BEGIN Source data

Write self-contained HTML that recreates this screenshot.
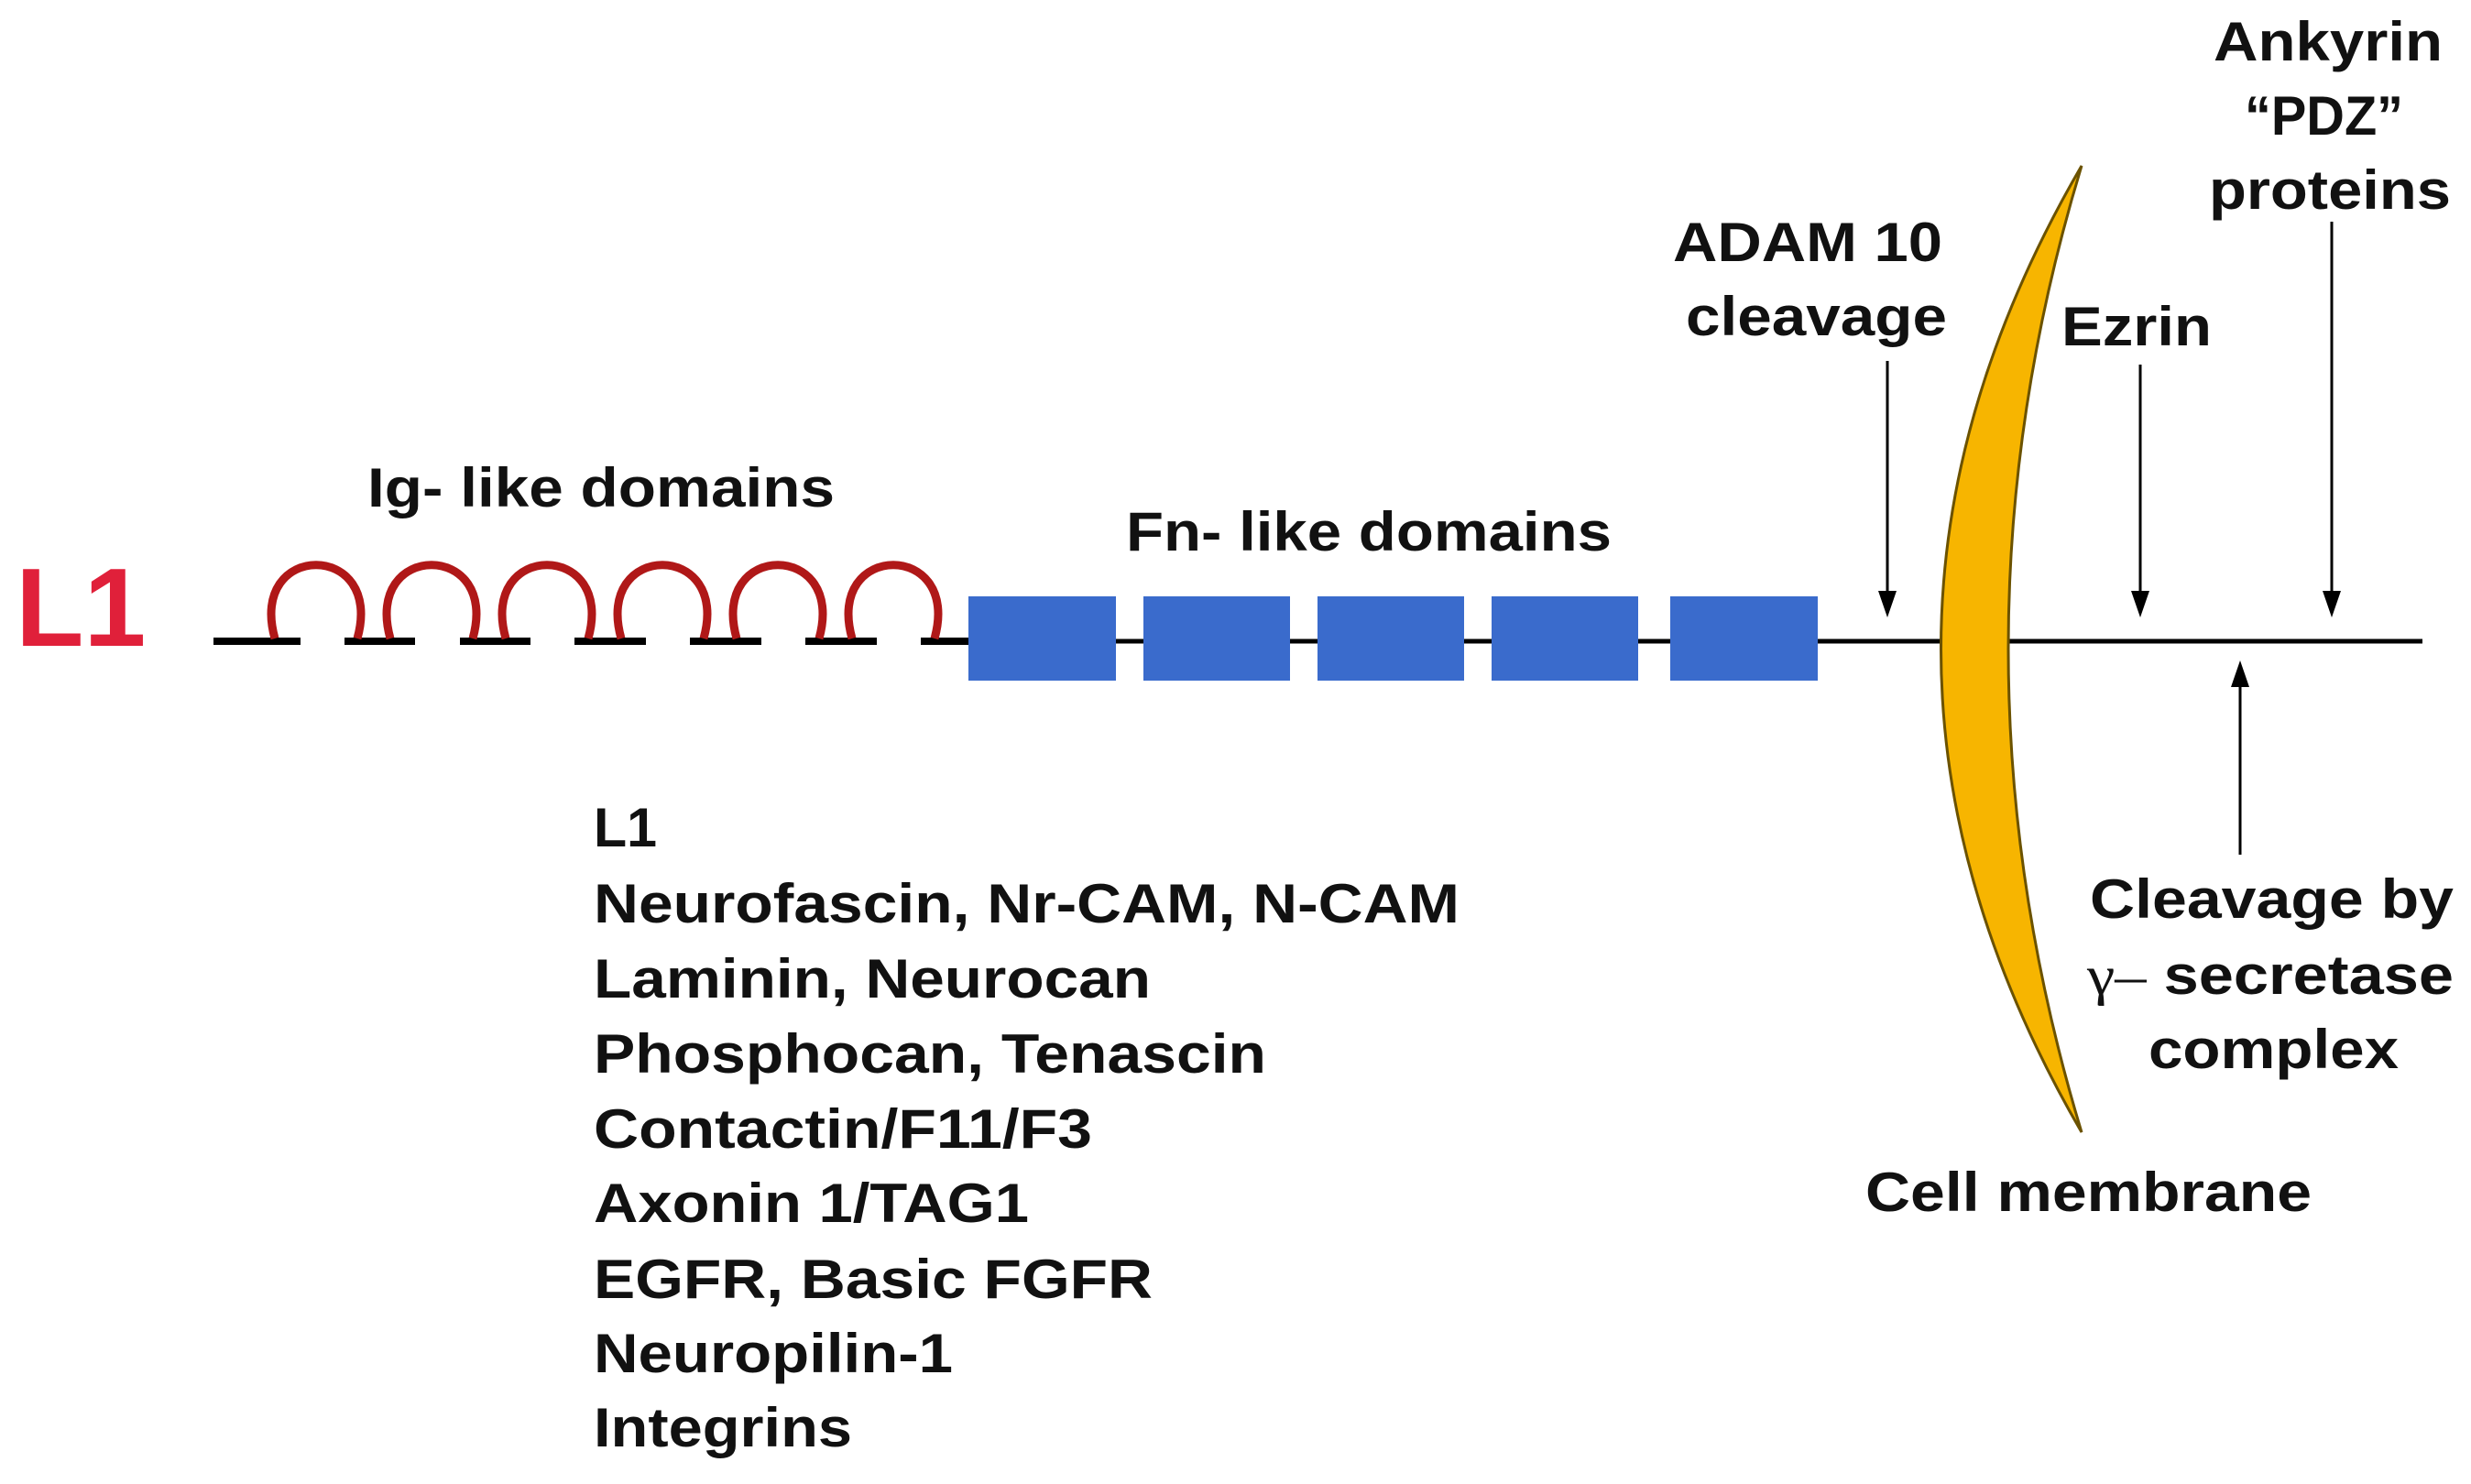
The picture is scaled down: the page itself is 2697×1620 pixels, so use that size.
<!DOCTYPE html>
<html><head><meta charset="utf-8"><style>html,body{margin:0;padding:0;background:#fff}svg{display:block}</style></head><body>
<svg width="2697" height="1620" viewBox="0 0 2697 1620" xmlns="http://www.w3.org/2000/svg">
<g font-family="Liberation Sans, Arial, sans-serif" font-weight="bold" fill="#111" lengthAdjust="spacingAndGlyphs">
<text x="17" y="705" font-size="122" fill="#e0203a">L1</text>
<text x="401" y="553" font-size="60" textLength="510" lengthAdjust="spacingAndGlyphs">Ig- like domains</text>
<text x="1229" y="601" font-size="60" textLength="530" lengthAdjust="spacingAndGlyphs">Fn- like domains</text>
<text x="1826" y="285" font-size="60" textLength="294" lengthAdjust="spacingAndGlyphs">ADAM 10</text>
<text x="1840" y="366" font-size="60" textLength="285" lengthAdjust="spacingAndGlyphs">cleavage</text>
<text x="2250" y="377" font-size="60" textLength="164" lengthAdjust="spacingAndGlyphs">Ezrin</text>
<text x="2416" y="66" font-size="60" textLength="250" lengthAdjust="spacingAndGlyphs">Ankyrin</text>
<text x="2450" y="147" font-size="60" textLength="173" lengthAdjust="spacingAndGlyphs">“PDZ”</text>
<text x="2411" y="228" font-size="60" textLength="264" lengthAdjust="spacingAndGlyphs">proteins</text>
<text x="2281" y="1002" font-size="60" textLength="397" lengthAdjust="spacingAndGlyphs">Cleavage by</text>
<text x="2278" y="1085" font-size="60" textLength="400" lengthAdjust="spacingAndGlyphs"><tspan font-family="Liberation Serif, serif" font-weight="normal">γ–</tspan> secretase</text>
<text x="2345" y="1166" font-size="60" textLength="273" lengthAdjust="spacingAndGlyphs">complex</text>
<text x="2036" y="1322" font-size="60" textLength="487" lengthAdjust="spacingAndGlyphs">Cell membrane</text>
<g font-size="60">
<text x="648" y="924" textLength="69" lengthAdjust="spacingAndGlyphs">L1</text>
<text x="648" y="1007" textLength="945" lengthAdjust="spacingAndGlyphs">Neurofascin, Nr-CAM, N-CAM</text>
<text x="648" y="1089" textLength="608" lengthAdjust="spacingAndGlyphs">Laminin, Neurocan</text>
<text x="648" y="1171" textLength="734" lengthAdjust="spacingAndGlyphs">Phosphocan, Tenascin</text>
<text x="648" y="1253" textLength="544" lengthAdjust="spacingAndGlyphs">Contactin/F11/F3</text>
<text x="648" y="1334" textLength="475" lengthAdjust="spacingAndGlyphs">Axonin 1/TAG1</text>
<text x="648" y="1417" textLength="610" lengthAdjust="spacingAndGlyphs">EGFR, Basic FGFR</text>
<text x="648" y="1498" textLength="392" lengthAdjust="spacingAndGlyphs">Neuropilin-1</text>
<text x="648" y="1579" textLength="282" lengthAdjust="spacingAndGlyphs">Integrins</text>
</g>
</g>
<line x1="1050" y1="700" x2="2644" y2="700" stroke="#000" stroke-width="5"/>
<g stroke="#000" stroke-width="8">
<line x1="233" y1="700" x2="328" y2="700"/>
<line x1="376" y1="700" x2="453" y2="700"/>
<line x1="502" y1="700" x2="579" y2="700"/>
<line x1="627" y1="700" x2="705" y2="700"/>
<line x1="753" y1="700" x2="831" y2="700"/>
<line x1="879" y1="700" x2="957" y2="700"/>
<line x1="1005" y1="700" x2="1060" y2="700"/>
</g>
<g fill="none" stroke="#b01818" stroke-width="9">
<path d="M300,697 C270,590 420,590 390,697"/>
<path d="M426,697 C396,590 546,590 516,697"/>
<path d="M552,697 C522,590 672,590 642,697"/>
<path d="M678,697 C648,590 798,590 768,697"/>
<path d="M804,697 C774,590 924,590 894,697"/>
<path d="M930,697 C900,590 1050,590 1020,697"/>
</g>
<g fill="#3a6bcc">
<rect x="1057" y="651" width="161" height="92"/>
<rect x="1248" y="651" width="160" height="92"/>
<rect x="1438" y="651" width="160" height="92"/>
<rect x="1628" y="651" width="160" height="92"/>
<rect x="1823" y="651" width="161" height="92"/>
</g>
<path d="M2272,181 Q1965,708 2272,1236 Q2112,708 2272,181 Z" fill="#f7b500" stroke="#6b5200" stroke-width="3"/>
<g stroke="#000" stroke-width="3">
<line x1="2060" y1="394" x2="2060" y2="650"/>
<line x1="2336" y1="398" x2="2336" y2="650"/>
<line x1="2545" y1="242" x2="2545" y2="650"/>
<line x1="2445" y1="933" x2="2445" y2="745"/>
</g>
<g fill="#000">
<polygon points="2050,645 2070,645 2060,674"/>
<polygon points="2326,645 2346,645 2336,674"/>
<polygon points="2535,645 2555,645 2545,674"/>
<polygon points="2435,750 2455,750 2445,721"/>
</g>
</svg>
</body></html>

END Source data

§ Problem to work on: All of the data above should be transcribed verbatim, with pictures omitted.

§ Result of the task:
Write self-contained HTML that recreates this screenshot.
The picture is scaled down: the page itself is 2697×1620 pixels, so use that size.
<!DOCTYPE html>
<html><head><meta charset="utf-8"><style>html,body{margin:0;padding:0;background:#fff}svg{display:block}</style></head><body>
<svg width="2697" height="1620" viewBox="0 0 2697 1620" xmlns="http://www.w3.org/2000/svg">
<g font-family="Liberation Sans, Arial, sans-serif" font-weight="bold" fill="#111" lengthAdjust="spacingAndGlyphs">
<text x="17" y="705" font-size="122" fill="#e0203a">L1</text>
<text x="401" y="553" font-size="60" textLength="510" lengthAdjust="spacingAndGlyphs">Ig- like domains</text>
<text x="1229" y="601" font-size="60" textLength="530" lengthAdjust="spacingAndGlyphs">Fn- like domains</text>
<text x="1826" y="285" font-size="60" textLength="294" lengthAdjust="spacingAndGlyphs">ADAM 10</text>
<text x="1840" y="366" font-size="60" textLength="285" lengthAdjust="spacingAndGlyphs">cleavage</text>
<text x="2250" y="377" font-size="60" textLength="164" lengthAdjust="spacingAndGlyphs">Ezrin</text>
<text x="2416" y="66" font-size="60" textLength="250" lengthAdjust="spacingAndGlyphs">Ankyrin</text>
<text x="2450" y="147" font-size="60" textLength="173" lengthAdjust="spacingAndGlyphs">“PDZ”</text>
<text x="2411" y="228" font-size="60" textLength="264" lengthAdjust="spacingAndGlyphs">proteins</text>
<text x="2281" y="1002" font-size="60" textLength="397" lengthAdjust="spacingAndGlyphs">Cleavage by</text>
<text x="2278" y="1085" font-size="60" textLength="400" lengthAdjust="spacingAndGlyphs"><tspan font-family="Liberation Serif, serif" font-weight="normal">γ–</tspan> secretase</text>
<text x="2345" y="1166" font-size="60" textLength="273" lengthAdjust="spacingAndGlyphs">complex</text>
<text x="2036" y="1322" font-size="60" textLength="487" lengthAdjust="spacingAndGlyphs">Cell membrane</text>
<g font-size="60">
<text x="648" y="924" textLength="69" lengthAdjust="spacingAndGlyphs">L1</text>
<text x="648" y="1007" textLength="945" lengthAdjust="spacingAndGlyphs">Neurofascin, Nr-CAM, N-CAM</text>
<text x="648" y="1089" textLength="608" lengthAdjust="spacingAndGlyphs">Laminin, Neurocan</text>
<text x="648" y="1171" textLength="734" lengthAdjust="spacingAndGlyphs">Phosphocan, Tenascin</text>
<text x="648" y="1253" textLength="544" lengthAdjust="spacingAndGlyphs">Contactin/F11/F3</text>
<text x="648" y="1334" textLength="475" lengthAdjust="spacingAndGlyphs">Axonin 1/TAG1</text>
<text x="648" y="1417" textLength="610" lengthAdjust="spacingAndGlyphs">EGFR, Basic FGFR</text>
<text x="648" y="1498" textLength="392" lengthAdjust="spacingAndGlyphs">Neuropilin-1</text>
<text x="648" y="1579" textLength="282" lengthAdjust="spacingAndGlyphs">Integrins</text>
</g>
</g>
<line x1="1050" y1="700" x2="2644" y2="700" stroke="#000" stroke-width="5"/>
<g stroke="#000" stroke-width="8">
<line x1="233" y1="700" x2="328" y2="700"/>
<line x1="376" y1="700" x2="453" y2="700"/>
<line x1="502" y1="700" x2="579" y2="700"/>
<line x1="627" y1="700" x2="705" y2="700"/>
<line x1="753" y1="700" x2="831" y2="700"/>
<line x1="879" y1="700" x2="957" y2="700"/>
<line x1="1005" y1="700" x2="1060" y2="700"/>
</g>
<g fill="none" stroke="#b01818" stroke-width="9">
<path d="M300,697 C270,590 420,590 390,697"/>
<path d="M426,697 C396,590 546,590 516,697"/>
<path d="M552,697 C522,590 672,590 642,697"/>
<path d="M678,697 C648,590 798,590 768,697"/>
<path d="M804,697 C774,590 924,590 894,697"/>
<path d="M930,697 C900,590 1050,590 1020,697"/>
</g>
<g fill="#3a6bcc">
<rect x="1057" y="651" width="161" height="92"/>
<rect x="1248" y="651" width="160" height="92"/>
<rect x="1438" y="651" width="160" height="92"/>
<rect x="1628" y="651" width="160" height="92"/>
<rect x="1823" y="651" width="161" height="92"/>
</g>
<path d="M2272,181 Q1965,708 2272,1236 Q2112,708 2272,181 Z" fill="#f7b500" stroke="#6b5200" stroke-width="3"/>
<g stroke="#000" stroke-width="3">
<line x1="2060" y1="394" x2="2060" y2="650"/>
<line x1="2336" y1="398" x2="2336" y2="650"/>
<line x1="2545" y1="242" x2="2545" y2="650"/>
<line x1="2445" y1="933" x2="2445" y2="745"/>
</g>
<g fill="#000">
<polygon points="2050,645 2070,645 2060,674"/>
<polygon points="2326,645 2346,645 2336,674"/>
<polygon points="2535,645 2555,645 2545,674"/>
<polygon points="2435,750 2455,750 2445,721"/>
</g>
</svg>
</body></html>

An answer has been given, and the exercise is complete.